Data provided:
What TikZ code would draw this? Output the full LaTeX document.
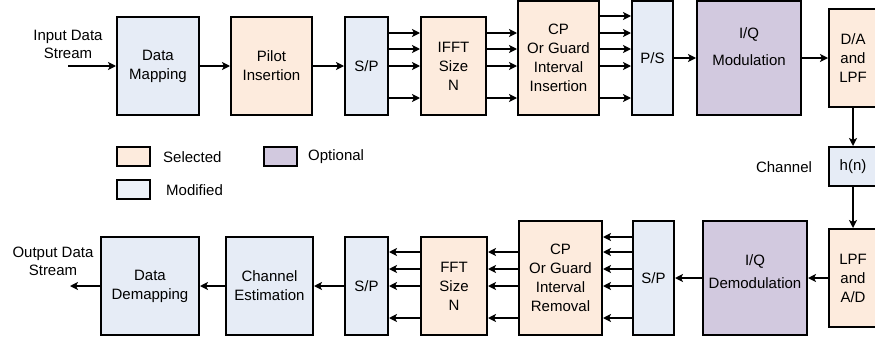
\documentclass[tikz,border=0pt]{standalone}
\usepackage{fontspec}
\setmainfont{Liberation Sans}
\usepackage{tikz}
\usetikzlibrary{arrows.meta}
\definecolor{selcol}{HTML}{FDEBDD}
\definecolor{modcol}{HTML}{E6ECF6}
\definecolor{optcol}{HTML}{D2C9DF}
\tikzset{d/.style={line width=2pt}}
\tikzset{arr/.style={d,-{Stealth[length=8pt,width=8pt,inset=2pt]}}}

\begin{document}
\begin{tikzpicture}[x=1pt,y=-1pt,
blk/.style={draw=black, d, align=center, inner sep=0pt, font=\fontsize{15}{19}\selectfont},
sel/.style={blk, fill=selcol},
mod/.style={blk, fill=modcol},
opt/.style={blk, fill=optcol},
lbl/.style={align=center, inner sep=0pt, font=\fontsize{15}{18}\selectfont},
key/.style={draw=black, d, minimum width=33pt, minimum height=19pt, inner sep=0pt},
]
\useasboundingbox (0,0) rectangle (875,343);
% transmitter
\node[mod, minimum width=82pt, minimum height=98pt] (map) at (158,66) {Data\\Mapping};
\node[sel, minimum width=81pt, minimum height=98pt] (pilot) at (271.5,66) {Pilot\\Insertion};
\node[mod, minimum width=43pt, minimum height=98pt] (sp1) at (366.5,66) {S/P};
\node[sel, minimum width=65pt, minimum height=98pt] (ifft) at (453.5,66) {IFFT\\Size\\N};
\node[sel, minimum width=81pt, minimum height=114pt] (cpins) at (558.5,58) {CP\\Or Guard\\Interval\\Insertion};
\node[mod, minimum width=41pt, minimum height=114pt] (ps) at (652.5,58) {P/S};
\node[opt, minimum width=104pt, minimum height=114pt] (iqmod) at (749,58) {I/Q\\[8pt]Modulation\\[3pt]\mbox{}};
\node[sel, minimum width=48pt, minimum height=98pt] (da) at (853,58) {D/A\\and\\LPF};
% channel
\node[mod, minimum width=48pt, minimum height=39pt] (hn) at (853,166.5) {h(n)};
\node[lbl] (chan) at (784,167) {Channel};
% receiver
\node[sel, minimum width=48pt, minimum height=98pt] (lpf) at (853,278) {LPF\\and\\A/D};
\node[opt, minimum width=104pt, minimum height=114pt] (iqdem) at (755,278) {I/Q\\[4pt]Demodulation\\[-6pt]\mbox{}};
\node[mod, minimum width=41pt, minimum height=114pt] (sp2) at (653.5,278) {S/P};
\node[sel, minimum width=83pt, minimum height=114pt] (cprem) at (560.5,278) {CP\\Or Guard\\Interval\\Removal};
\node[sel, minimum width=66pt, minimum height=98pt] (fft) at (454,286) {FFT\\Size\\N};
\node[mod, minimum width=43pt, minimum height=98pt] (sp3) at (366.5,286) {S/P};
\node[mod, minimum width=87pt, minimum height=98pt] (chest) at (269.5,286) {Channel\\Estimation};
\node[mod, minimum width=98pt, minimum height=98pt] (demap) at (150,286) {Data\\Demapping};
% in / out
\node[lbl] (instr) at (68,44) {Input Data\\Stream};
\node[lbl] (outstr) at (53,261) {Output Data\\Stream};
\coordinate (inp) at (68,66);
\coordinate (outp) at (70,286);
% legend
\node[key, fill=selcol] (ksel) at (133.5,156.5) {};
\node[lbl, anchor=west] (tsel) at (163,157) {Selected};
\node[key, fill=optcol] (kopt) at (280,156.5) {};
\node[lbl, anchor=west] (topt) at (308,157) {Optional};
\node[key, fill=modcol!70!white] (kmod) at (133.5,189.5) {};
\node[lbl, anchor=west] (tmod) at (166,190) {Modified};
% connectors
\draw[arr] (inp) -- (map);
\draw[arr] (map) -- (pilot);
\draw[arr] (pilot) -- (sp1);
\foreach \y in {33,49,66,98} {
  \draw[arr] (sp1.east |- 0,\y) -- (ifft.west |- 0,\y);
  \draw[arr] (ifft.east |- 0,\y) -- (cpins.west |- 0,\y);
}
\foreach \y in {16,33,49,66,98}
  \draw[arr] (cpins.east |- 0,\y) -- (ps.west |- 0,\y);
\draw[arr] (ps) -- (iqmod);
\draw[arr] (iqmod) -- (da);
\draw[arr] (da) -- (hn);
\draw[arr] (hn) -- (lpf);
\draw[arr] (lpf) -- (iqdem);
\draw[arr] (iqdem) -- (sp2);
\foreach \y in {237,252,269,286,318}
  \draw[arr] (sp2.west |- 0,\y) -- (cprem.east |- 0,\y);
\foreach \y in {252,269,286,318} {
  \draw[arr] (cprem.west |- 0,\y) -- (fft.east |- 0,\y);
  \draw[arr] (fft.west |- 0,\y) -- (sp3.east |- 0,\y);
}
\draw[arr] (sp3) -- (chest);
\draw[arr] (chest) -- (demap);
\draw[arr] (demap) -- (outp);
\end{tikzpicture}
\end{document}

What you need to do: Reproduce the whole listing word for word, setting aside any pictures.

Response to the exercise:
What TikZ code would draw this? Output the full LaTeX document.
\documentclass[tikz,border=0pt]{standalone}
\usepackage{fontspec}
\setmainfont{Liberation Sans}
\usepackage{tikz}
\usetikzlibrary{arrows.meta}
\definecolor{selcol}{HTML}{FDEBDD}
\definecolor{modcol}{HTML}{E6ECF6}
\definecolor{optcol}{HTML}{D2C9DF}
\tikzset{d/.style={line width=2pt}}
\tikzset{arr/.style={d,-{Stealth[length=8pt,width=8pt,inset=2pt]}}}

\begin{document}
\begin{tikzpicture}[x=1pt,y=-1pt,
blk/.style={draw=black, d, align=center, inner sep=0pt, font=\fontsize{15}{19}\selectfont},
sel/.style={blk, fill=selcol},
mod/.style={blk, fill=modcol},
opt/.style={blk, fill=optcol},
lbl/.style={align=center, inner sep=0pt, font=\fontsize{15}{18}\selectfont},
key/.style={draw=black, d, minimum width=33pt, minimum height=19pt, inner sep=0pt},
]
\useasboundingbox (0,0) rectangle (875,343);
% transmitter
\node[mod, minimum width=82pt, minimum height=98pt] (map) at (158,66) {Data\\Mapping};
\node[sel, minimum width=81pt, minimum height=98pt] (pilot) at (271.5,66) {Pilot\\Insertion};
\node[mod, minimum width=43pt, minimum height=98pt] (sp1) at (366.5,66) {S/P};
\node[sel, minimum width=65pt, minimum height=98pt] (ifft) at (453.5,66) {IFFT\\Size\\N};
\node[sel, minimum width=81pt, minimum height=114pt] (cpins) at (558.5,58) {CP\\Or Guard\\Interval\\Insertion};
\node[mod, minimum width=41pt, minimum height=114pt] (ps) at (652.5,58) {P/S};
\node[opt, minimum width=104pt, minimum height=114pt] (iqmod) at (749,58) {I/Q\\[8pt]Modulation\\[3pt]\mbox{}};
\node[sel, minimum width=48pt, minimum height=98pt] (da) at (853,58) {D/A\\and\\LPF};
% channel
\node[mod, minimum width=48pt, minimum height=39pt] (hn) at (853,166.5) {h(n)};
\node[lbl] (chan) at (784,167) {Channel};
% receiver
\node[sel, minimum width=48pt, minimum height=98pt] (lpf) at (853,278) {LPF\\and\\A/D};
\node[opt, minimum width=104pt, minimum height=114pt] (iqdem) at (755,278) {I/Q\\[4pt]Demodulation\\[-6pt]\mbox{}};
\node[mod, minimum width=41pt, minimum height=114pt] (sp2) at (653.5,278) {S/P};
\node[sel, minimum width=83pt, minimum height=114pt] (cprem) at (560.5,278) {CP\\Or Guard\\Interval\\Removal};
\node[sel, minimum width=66pt, minimum height=98pt] (fft) at (454,286) {FFT\\Size\\N};
\node[mod, minimum width=43pt, minimum height=98pt] (sp3) at (366.5,286) {S/P};
\node[mod, minimum width=87pt, minimum height=98pt] (chest) at (269.5,286) {Channel\\Estimation};
\node[mod, minimum width=98pt, minimum height=98pt] (demap) at (150,286) {Data\\Demapping};
% in / out
\node[lbl] (instr) at (68,44) {Input Data\\Stream};
\node[lbl] (outstr) at (53,261) {Output Data\\Stream};
\coordinate (inp) at (68,66);
\coordinate (outp) at (70,286);
% legend
\node[key, fill=selcol] (ksel) at (133.5,156.5) {};
\node[lbl, anchor=west] (tsel) at (163,157) {Selected};
\node[key, fill=optcol] (kopt) at (280,156.5) {};
\node[lbl, anchor=west] (topt) at (308,157) {Optional};
\node[key, fill=modcol!70!white] (kmod) at (133.5,189.5) {};
\node[lbl, anchor=west] (tmod) at (166,190) {Modified};
% connectors
\draw[arr] (inp) -- (map);
\draw[arr] (map) -- (pilot);
\draw[arr] (pilot) -- (sp1);
\foreach \y in {33,49,66,98} {
  \draw[arr] (sp1.east |- 0,\y) -- (ifft.west |- 0,\y);
  \draw[arr] (ifft.east |- 0,\y) -- (cpins.west |- 0,\y);
}
\foreach \y in {16,33,49,66,98}
  \draw[arr] (cpins.east |- 0,\y) -- (ps.west |- 0,\y);
\draw[arr] (ps) -- (iqmod);
\draw[arr] (iqmod) -- (da);
\draw[arr] (da) -- (hn);
\draw[arr] (hn) -- (lpf);
\draw[arr] (lpf) -- (iqdem);
\draw[arr] (iqdem) -- (sp2);
\foreach \y in {237,252,269,286,318}
  \draw[arr] (sp2.west |- 0,\y) -- (cprem.east |- 0,\y);
\foreach \y in {252,269,286,318} {
  \draw[arr] (cprem.west |- 0,\y) -- (fft.east |- 0,\y);
  \draw[arr] (fft.west |- 0,\y) -- (sp3.east |- 0,\y);
}
\draw[arr] (sp3) -- (chest);
\draw[arr] (chest) -- (demap);
\draw[arr] (demap) -- (outp);
\end{tikzpicture}
\end{document}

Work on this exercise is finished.